DATASET EXTRACT>
-------

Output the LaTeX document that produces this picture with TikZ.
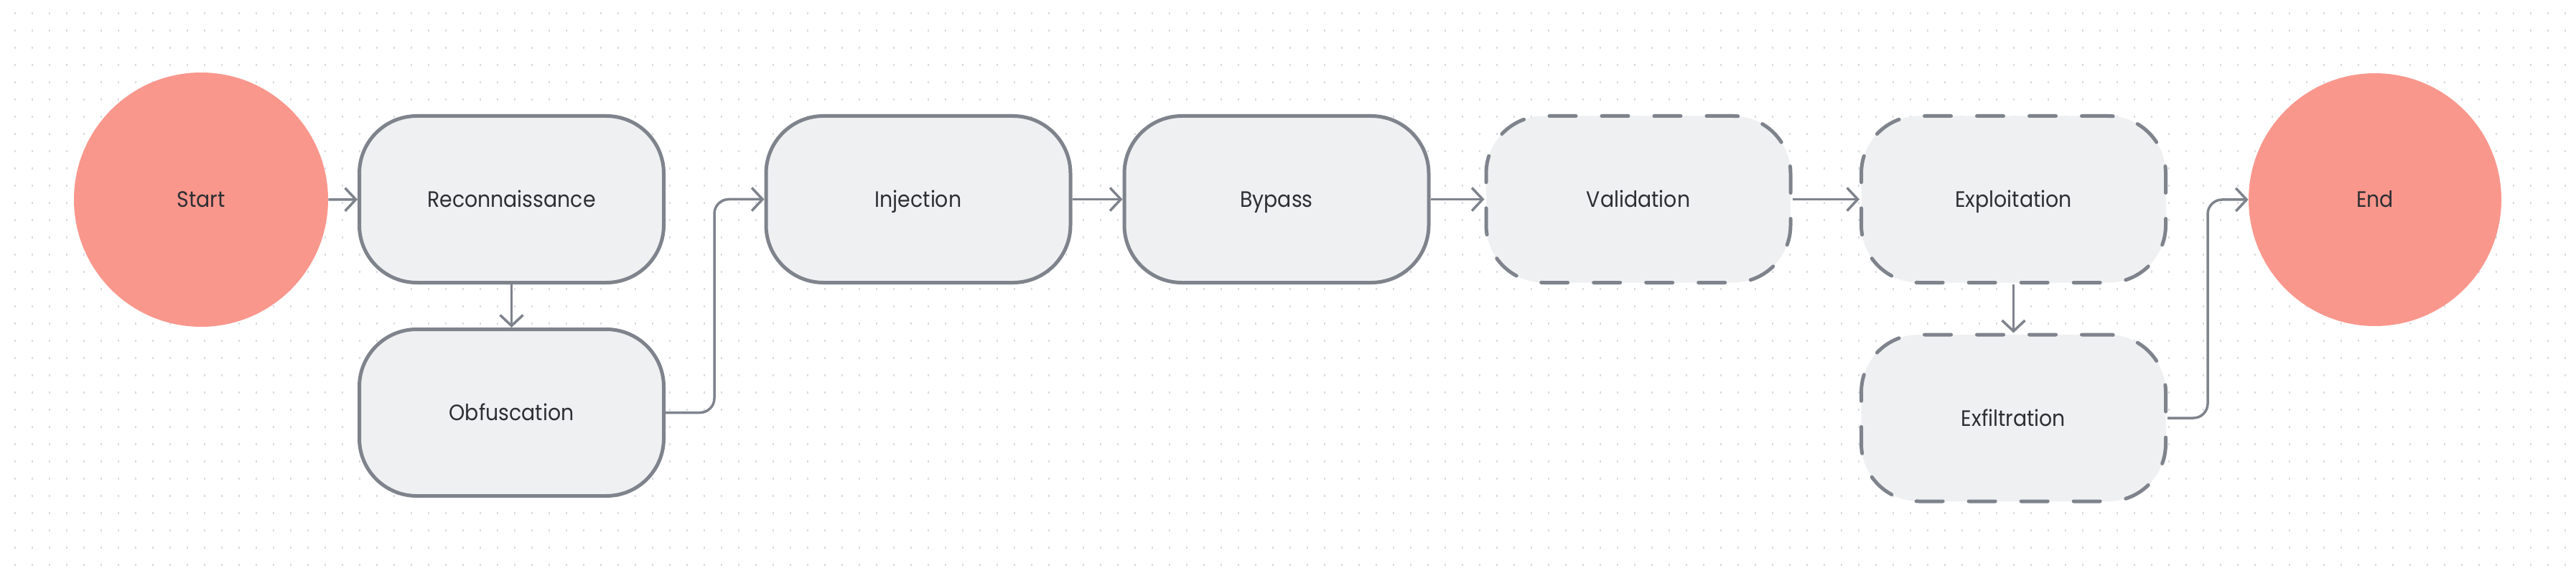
\documentclass[tikz,border=0pt]{standalone}
\usepackage{fontspec}
\setmainfont{Poppins}[FakeStretch=0.915]
\usetikzlibrary{arrows.meta}
\definecolor{edgec}{HTML}{7E838C}
\definecolor{boxfill}{HTML}{EFF0F2}
\definecolor{salmon}{HTML}{FA978D}
\definecolor{txt}{HTML}{2D2F33}
\definecolor{dotc}{HTML}{D9DBE1}
\tikzset{
  lbl/.style={text=txt, font=\fontsize{15.5}{18}\selectfont, text height=11pt, text depth=0pt},
  stepbox/.style={rectangle, rounded corners=40pt, draw=edgec, line width=2.5pt,
    fill=boxfill, minimum width=212pt, minimum height=116pt, inner sep=0pt, lbl},
  dashbox/.style={stepbox, dash pattern=on 18.5pt off 18pt, line cap=round},
  term/.style={circle, fill=salmon, minimum size=177pt, inner sep=0pt, lbl},
  conn/.style={draw=edgec, line width=1.75pt, rounded corners=10pt,
    -{Straight Barb[length=7.5pt,width=16pt,line width=1.75pt]}},
}
\begin{document}
\begin{tikzpicture}[x=0.5pt,y=-0.5pt]
\fill[white] (0,0) rectangle (3588,802);
\useasboundingbox (0,0) rectangle (3588,802);
% dot grid
\foreach \j in {0,...,32} {
  \draw[dotc, line width=1.3pt, dash pattern=on 1.3pt off 10.7pt]
    (19.7,18.5+24*\j) -- (3588,18.5+24*\j);
}
% nodes
\node[term] (start) at (280,278) {Start};
\node[stepbox] (rec) at (712.5,277.5) {Reconnaissance};
\node[stepbox] (obf) at (712.5,574.5) {Obfuscation};
\node[stepbox] (inj) at (1279,277.5) {Injection};
\node[stepbox] (byp) at (1778,277.5) {Bypass};
\node[dashbox] (val) at (2282,277.5) {Validation};
\node[dashbox] (exp) at (2804.5,277.5) {Exploitation};
\node[dashbox] (exf) at (2804.5,582) {Exfiltration};
\node[term, minimum size=176pt] (end) at (3308,278) {End};
% connectors
\draw[conn] (start) -- (rec);
\draw[conn] (rec) -- (obf);
\draw[conn] (obf.east) -- ++(68,0) |- (inj.west);
\draw[conn] (inj) -- (byp);
\draw[conn] (byp) -- (val);
\draw[conn] (val) -- (exp);
\draw[conn] (exp) -- (exf);
\draw[conn] (exf.east) -- ++(56,0) |- (end.west);
\end{tikzpicture}
\end{document}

-------

WHAT THIS TASK INVOLVES> All the lines above are to be given again exactly as they read, with the pictures removed.

RESPONSE TO THE EXERCISE>
Output the LaTeX document that produces this picture with TikZ.
\documentclass[tikz,border=0pt]{standalone}
\usepackage{fontspec}
\setmainfont{Poppins}[FakeStretch=0.915]
\usetikzlibrary{arrows.meta}
\definecolor{edgec}{HTML}{7E838C}
\definecolor{boxfill}{HTML}{EFF0F2}
\definecolor{salmon}{HTML}{FA978D}
\definecolor{txt}{HTML}{2D2F33}
\definecolor{dotc}{HTML}{D9DBE1}
\tikzset{
  lbl/.style={text=txt, font=\fontsize{15.5}{18}\selectfont, text height=11pt, text depth=0pt},
  stepbox/.style={rectangle, rounded corners=40pt, draw=edgec, line width=2.5pt,
    fill=boxfill, minimum width=212pt, minimum height=116pt, inner sep=0pt, lbl},
  dashbox/.style={stepbox, dash pattern=on 18.5pt off 18pt, line cap=round},
  term/.style={circle, fill=salmon, minimum size=177pt, inner sep=0pt, lbl},
  conn/.style={draw=edgec, line width=1.75pt, rounded corners=10pt,
    -{Straight Barb[length=7.5pt,width=16pt,line width=1.75pt]}},
}
\begin{document}
\begin{tikzpicture}[x=0.5pt,y=-0.5pt]
\fill[white] (0,0) rectangle (3588,802);
\useasboundingbox (0,0) rectangle (3588,802);
% dot grid
\foreach \j in {0,...,32} {
  \draw[dotc, line width=1.3pt, dash pattern=on 1.3pt off 10.7pt]
    (19.7,18.5+24*\j) -- (3588,18.5+24*\j);
}
% nodes
\node[term] (start) at (280,278) {Start};
\node[stepbox] (rec) at (712.5,277.5) {Reconnaissance};
\node[stepbox] (obf) at (712.5,574.5) {Obfuscation};
\node[stepbox] (inj) at (1279,277.5) {Injection};
\node[stepbox] (byp) at (1778,277.5) {Bypass};
\node[dashbox] (val) at (2282,277.5) {Validation};
\node[dashbox] (exp) at (2804.5,277.5) {Exploitation};
\node[dashbox] (exf) at (2804.5,582) {Exfiltration};
\node[term, minimum size=176pt] (end) at (3308,278) {End};
% connectors
\draw[conn] (start) -- (rec);
\draw[conn] (rec) -- (obf);
\draw[conn] (obf.east) -- ++(68,0) |- (inj.west);
\draw[conn] (inj) -- (byp);
\draw[conn] (byp) -- (val);
\draw[conn] (val) -- (exp);
\draw[conn] (exp) -- (exf);
\draw[conn] (exf.east) -- ++(56,0) |- (end.west);
\end{tikzpicture}
\end{document}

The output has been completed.